--- START OF Available records ---

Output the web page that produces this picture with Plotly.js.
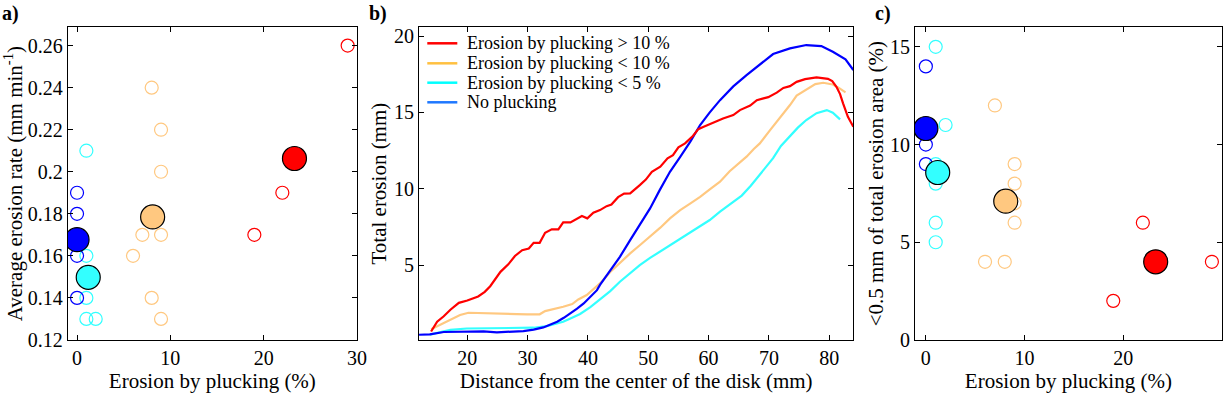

--- END OF Available records ---
--- START OF Available records ---

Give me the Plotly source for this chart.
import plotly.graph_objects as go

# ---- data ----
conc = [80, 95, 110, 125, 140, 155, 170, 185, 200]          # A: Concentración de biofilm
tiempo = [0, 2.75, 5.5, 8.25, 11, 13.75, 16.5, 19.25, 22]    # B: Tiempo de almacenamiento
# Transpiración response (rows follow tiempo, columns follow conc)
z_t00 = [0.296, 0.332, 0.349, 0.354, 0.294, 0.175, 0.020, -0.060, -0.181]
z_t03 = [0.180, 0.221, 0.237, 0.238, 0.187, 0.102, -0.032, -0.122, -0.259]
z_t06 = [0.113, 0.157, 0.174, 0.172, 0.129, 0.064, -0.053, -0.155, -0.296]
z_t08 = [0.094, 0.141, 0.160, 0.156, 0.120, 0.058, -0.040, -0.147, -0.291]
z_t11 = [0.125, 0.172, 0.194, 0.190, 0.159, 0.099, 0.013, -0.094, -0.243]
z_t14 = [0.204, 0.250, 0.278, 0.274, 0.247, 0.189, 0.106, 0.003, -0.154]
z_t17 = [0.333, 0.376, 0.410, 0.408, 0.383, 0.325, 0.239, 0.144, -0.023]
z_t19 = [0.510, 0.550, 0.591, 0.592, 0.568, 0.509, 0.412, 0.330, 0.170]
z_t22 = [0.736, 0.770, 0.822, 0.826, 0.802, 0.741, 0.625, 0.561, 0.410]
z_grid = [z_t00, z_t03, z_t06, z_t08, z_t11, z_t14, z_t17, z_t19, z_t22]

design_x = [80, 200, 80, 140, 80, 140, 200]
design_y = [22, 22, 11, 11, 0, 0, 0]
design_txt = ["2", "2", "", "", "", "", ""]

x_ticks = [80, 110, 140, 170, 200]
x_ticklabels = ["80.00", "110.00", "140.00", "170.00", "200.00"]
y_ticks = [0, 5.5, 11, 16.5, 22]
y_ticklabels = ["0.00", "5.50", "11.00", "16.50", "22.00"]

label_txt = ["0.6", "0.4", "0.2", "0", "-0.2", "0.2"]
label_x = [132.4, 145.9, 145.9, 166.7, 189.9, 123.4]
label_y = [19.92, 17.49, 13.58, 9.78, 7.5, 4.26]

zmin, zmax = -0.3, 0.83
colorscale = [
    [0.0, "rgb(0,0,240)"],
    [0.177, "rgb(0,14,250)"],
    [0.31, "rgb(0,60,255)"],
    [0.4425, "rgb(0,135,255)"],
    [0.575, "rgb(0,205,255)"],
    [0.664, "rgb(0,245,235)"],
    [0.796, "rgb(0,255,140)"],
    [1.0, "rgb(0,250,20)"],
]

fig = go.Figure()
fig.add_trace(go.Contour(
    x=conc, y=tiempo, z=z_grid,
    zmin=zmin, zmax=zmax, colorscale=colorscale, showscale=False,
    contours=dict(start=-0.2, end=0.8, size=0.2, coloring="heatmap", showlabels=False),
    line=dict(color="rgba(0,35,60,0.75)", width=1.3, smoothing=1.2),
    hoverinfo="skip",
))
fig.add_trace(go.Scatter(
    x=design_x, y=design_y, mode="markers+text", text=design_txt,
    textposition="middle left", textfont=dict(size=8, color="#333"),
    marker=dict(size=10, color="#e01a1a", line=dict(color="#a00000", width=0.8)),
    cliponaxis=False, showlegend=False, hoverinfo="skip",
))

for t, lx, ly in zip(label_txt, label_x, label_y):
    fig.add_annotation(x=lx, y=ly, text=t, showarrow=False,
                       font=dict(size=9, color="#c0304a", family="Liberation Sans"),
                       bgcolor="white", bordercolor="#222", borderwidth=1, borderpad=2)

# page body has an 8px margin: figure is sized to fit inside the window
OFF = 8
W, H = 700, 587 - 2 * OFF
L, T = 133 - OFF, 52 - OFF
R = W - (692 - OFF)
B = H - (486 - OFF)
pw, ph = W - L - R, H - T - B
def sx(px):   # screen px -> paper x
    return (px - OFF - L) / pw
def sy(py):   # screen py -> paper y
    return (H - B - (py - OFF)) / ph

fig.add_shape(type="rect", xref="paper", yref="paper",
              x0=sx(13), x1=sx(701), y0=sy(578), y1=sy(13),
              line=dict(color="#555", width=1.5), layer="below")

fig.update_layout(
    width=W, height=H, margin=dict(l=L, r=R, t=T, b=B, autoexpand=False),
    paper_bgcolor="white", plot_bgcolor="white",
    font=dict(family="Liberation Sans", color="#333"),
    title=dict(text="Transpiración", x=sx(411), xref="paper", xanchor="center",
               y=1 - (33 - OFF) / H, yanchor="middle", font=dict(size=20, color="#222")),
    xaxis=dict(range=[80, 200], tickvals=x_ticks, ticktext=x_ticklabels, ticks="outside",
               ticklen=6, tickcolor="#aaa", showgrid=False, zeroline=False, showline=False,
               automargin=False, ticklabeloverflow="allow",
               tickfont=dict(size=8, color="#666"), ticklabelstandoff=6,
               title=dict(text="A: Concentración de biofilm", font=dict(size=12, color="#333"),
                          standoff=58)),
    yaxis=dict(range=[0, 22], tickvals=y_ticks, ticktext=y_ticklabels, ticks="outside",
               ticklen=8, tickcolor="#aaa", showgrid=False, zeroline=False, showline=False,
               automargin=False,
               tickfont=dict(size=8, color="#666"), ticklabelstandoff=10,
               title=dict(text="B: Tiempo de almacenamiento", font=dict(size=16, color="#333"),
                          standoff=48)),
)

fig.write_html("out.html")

--- END OF Available records ---
--- START OF Available records ---

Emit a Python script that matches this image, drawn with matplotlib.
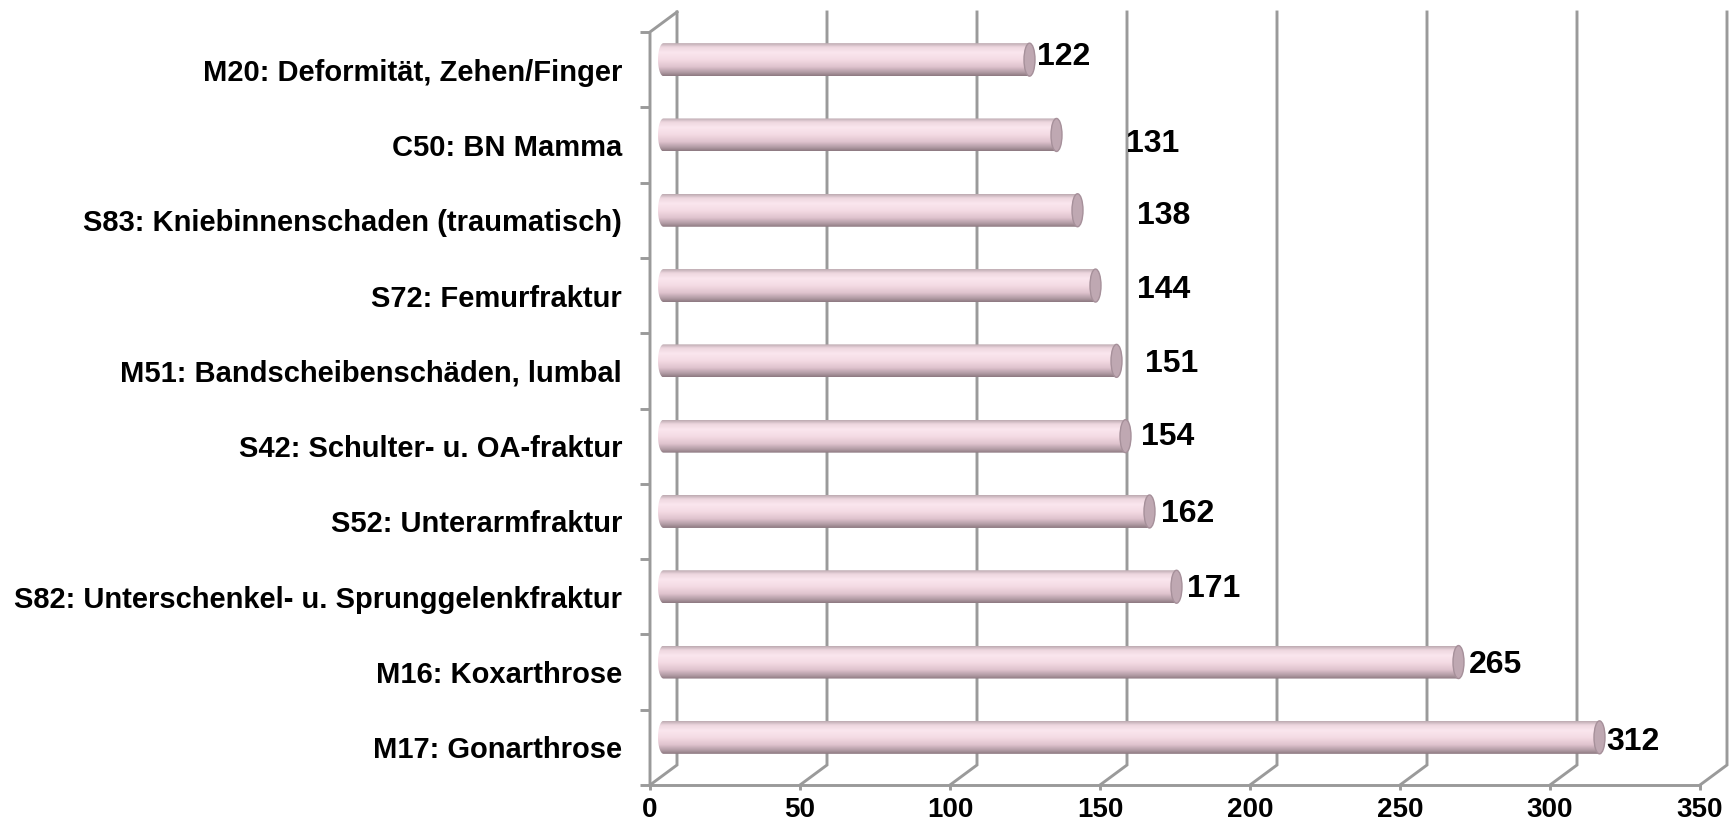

--- END OF Available records ---

◆ **Exercise objective**
Extract and reproduce exactly the lines opening with the line containing "Give me the Plotly source for this chart." and closing with the line containing "import plotly.graph_objects as go", inclusive.

◆ **Exercise result**
Give me the Plotly source for this chart.
import plotly.graph_objects as go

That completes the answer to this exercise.